-- Task requirements --
Write out the material exactly, leaving every picture behind.
-*-
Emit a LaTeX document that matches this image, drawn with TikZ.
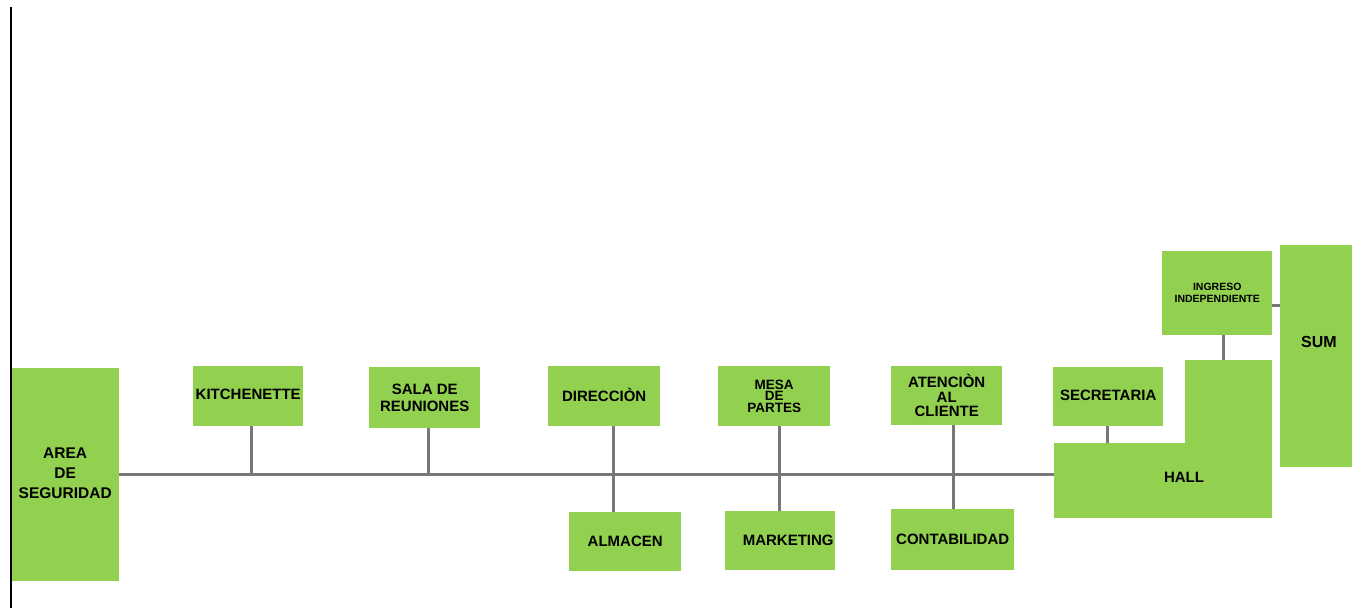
\documentclass[tikz,border=0pt]{standalone}
\usepackage{fontspec}
\setmainfont{Liberation Sans}
\definecolor{roomgreen}{RGB}{146,208,80}
\definecolor{linkgray}{RGB}{120,120,120}
\begin{document}
\begin{tikzpicture}[x=1pt,y=-1pt,
  room/.style={fill=roomgreen, draw=none, inner sep=0pt, align=center, anchor=north west,
    font=\fontsize{15}{17}\selectfont\bfseries},
  roomlabel/.style={inner sep=0pt, align=center, font=\fontsize{15}{17}\selectfont\bfseries},
  link/.style={draw=linkgray, line width=3.2pt}]
\useasboundingbox (0,0) rectangle (1352,608);

% rooms
\node[room, minimum width=108pt, minimum height=213pt, font=\fontsize{15.5}{18.5}\selectfont\bfseries]
  (area) at (11,368) {\raisebox{3pt}{\begin{tabular}{@{}c@{}}AREA\\[1.5pt]DE\\[1.5pt]SEGURIDAD\end{tabular}}};
\node[room, minimum width=110pt, minimum height=60pt] (kit) at (193,366) {\raisebox{3pt}{KITCHENETTE}};
\node[room, minimum width=111pt, minimum height=61pt] (sala) at (369,367) {SALA DE\\REUNIONES};
\node[room, minimum width=112pt, minimum height=60pt] (dir) at (548,366) {\raisebox{2pt}{DIRECCIÒN}};
\node[room, minimum width=112pt, minimum height=59pt] (alm) at (569,512) {ALMACEN};
\node[room, minimum width=112pt, minimum height=60pt, font=\fontsize{13.5}{11.5}\selectfont\bfseries]
  (mesa) at (718,366) {MESA\\DE\\PARTES};
\node[room, minimum width=110pt, minimum height=59pt] (mkt) at (725,511) {\hspace*{16pt}MARKETING};
\node[room, minimum width=111pt, minimum height=59pt, font=\fontsize{15}{14.5}\selectfont\bfseries]
  (aten) at (891,366) {ATENCIÒN\\AL\\CLIENTE};
\node[room, minimum width=123pt, minimum height=61pt] (cont) at (891,509) {\raisebox{-4pt}{CONTABILIDAD}};
\node[room, minimum width=110pt, minimum height=59pt] (sec) at (1053,367) {\raisebox{3pt}{SECRETARIA}};
\node[room, minimum width=218pt, minimum height=75pt] (hallA) at (1054,443) {};
\node[room, minimum width=87pt, minimum height=84pt] (hallB) at (1185,360) {};
\node[roomlabel] (hall) at (1184,477) {HALL};
\node[room, minimum width=110pt, minimum height=84pt, font=\fontsize{10.5}{12}\selectfont\bfseries]
  (ing) at (1162,251) {INGRESO\\INDEPENDIENTE};
\node[room, minimum width=72pt, minimum height=222pt] (sum) at (1280,245) {};
\node[roomlabel, font=\fontsize{16}{18}\selectfont\bfseries] (sumt) at (1319,342) {SUM};

% corridor and branches
\draw[link] (area.east) -- (area.east -| hallA.west);
\draw[link] ([xshift=3pt]kit.south) -- ([xshift=3pt]kit.south |- area.east);
\draw[link] ([xshift=3.5pt]sala.south) -- ([xshift=3.5pt]sala.south |- area.east);
\draw[link] ([xshift=9pt]dir.south) -- ([xshift=9pt]dir.south |- alm.north);
\draw[link] ([xshift=5pt]mesa.south) -- ([xshift=5pt]mesa.south |- mkt.north);
\draw[link] ([xshift=6.5pt]aten.south) -- ([xshift=6.5pt]aten.south |- cont.north);
\draw[link] ([xshift=-1pt]sec.south) -- ([xshift=-1pt]sec.south |- hallA.north);
\draw[link] ([xshift=6pt]ing.south) -- ([xshift=6pt]ing.south |- hallB.north);
\draw[link] ([yshift=-12pt]ing.east) -- ([yshift=-12pt]ing.east -| sum.west);

% left border line
\draw[black, line width=1.5pt] (11,7) -- (11,608);
\end{tikzpicture}
\end{document}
-*-
-- Answer for this exercise --
Emit a LaTeX document that matches this image, drawn with TikZ.
\documentclass[tikz,border=0pt]{standalone}
\usepackage{fontspec}
\setmainfont{Liberation Sans}
\definecolor{roomgreen}{RGB}{146,208,80}
\definecolor{linkgray}{RGB}{120,120,120}
\begin{document}
\begin{tikzpicture}[x=1pt,y=-1pt,
  room/.style={fill=roomgreen, draw=none, inner sep=0pt, align=center, anchor=north west,
    font=\fontsize{15}{17}\selectfont\bfseries},
  roomlabel/.style={inner sep=0pt, align=center, font=\fontsize{15}{17}\selectfont\bfseries},
  link/.style={draw=linkgray, line width=3.2pt}]
\useasboundingbox (0,0) rectangle (1352,608);

% rooms
\node[room, minimum width=108pt, minimum height=213pt, font=\fontsize{15.5}{18.5}\selectfont\bfseries]
  (area) at (11,368) {\raisebox{3pt}{\begin{tabular}{@{}c@{}}AREA\\[1.5pt]DE\\[1.5pt]SEGURIDAD\end{tabular}}};
\node[room, minimum width=110pt, minimum height=60pt] (kit) at (193,366) {\raisebox{3pt}{KITCHENETTE}};
\node[room, minimum width=111pt, minimum height=61pt] (sala) at (369,367) {SALA DE\\REUNIONES};
\node[room, minimum width=112pt, minimum height=60pt] (dir) at (548,366) {\raisebox{2pt}{DIRECCIÒN}};
\node[room, minimum width=112pt, minimum height=59pt] (alm) at (569,512) {ALMACEN};
\node[room, minimum width=112pt, minimum height=60pt, font=\fontsize{13.5}{11.5}\selectfont\bfseries]
  (mesa) at (718,366) {MESA\\DE\\PARTES};
\node[room, minimum width=110pt, minimum height=59pt] (mkt) at (725,511) {\hspace*{16pt}MARKETING};
\node[room, minimum width=111pt, minimum height=59pt, font=\fontsize{15}{14.5}\selectfont\bfseries]
  (aten) at (891,366) {ATENCIÒN\\AL\\CLIENTE};
\node[room, minimum width=123pt, minimum height=61pt] (cont) at (891,509) {\raisebox{-4pt}{CONTABILIDAD}};
\node[room, minimum width=110pt, minimum height=59pt] (sec) at (1053,367) {\raisebox{3pt}{SECRETARIA}};
\node[room, minimum width=218pt, minimum height=75pt] (hallA) at (1054,443) {};
\node[room, minimum width=87pt, minimum height=84pt] (hallB) at (1185,360) {};
\node[roomlabel] (hall) at (1184,477) {HALL};
\node[room, minimum width=110pt, minimum height=84pt, font=\fontsize{10.5}{12}\selectfont\bfseries]
  (ing) at (1162,251) {INGRESO\\INDEPENDIENTE};
\node[room, minimum width=72pt, minimum height=222pt] (sum) at (1280,245) {};
\node[roomlabel, font=\fontsize{16}{18}\selectfont\bfseries] (sumt) at (1319,342) {SUM};

% corridor and branches
\draw[link] (area.east) -- (area.east -| hallA.west);
\draw[link] ([xshift=3pt]kit.south) -- ([xshift=3pt]kit.south |- area.east);
\draw[link] ([xshift=3.5pt]sala.south) -- ([xshift=3.5pt]sala.south |- area.east);
\draw[link] ([xshift=9pt]dir.south) -- ([xshift=9pt]dir.south |- alm.north);
\draw[link] ([xshift=5pt]mesa.south) -- ([xshift=5pt]mesa.south |- mkt.north);
\draw[link] ([xshift=6.5pt]aten.south) -- ([xshift=6.5pt]aten.south |- cont.north);
\draw[link] ([xshift=-1pt]sec.south) -- ([xshift=-1pt]sec.south |- hallA.north);
\draw[link] ([xshift=6pt]ing.south) -- ([xshift=6pt]ing.south |- hallB.north);
\draw[link] ([yshift=-12pt]ing.east) -- ([yshift=-12pt]ing.east -| sum.west);

% left border line
\draw[black, line width=1.5pt] (11,7) -- (11,608);
\end{tikzpicture}
\end{document}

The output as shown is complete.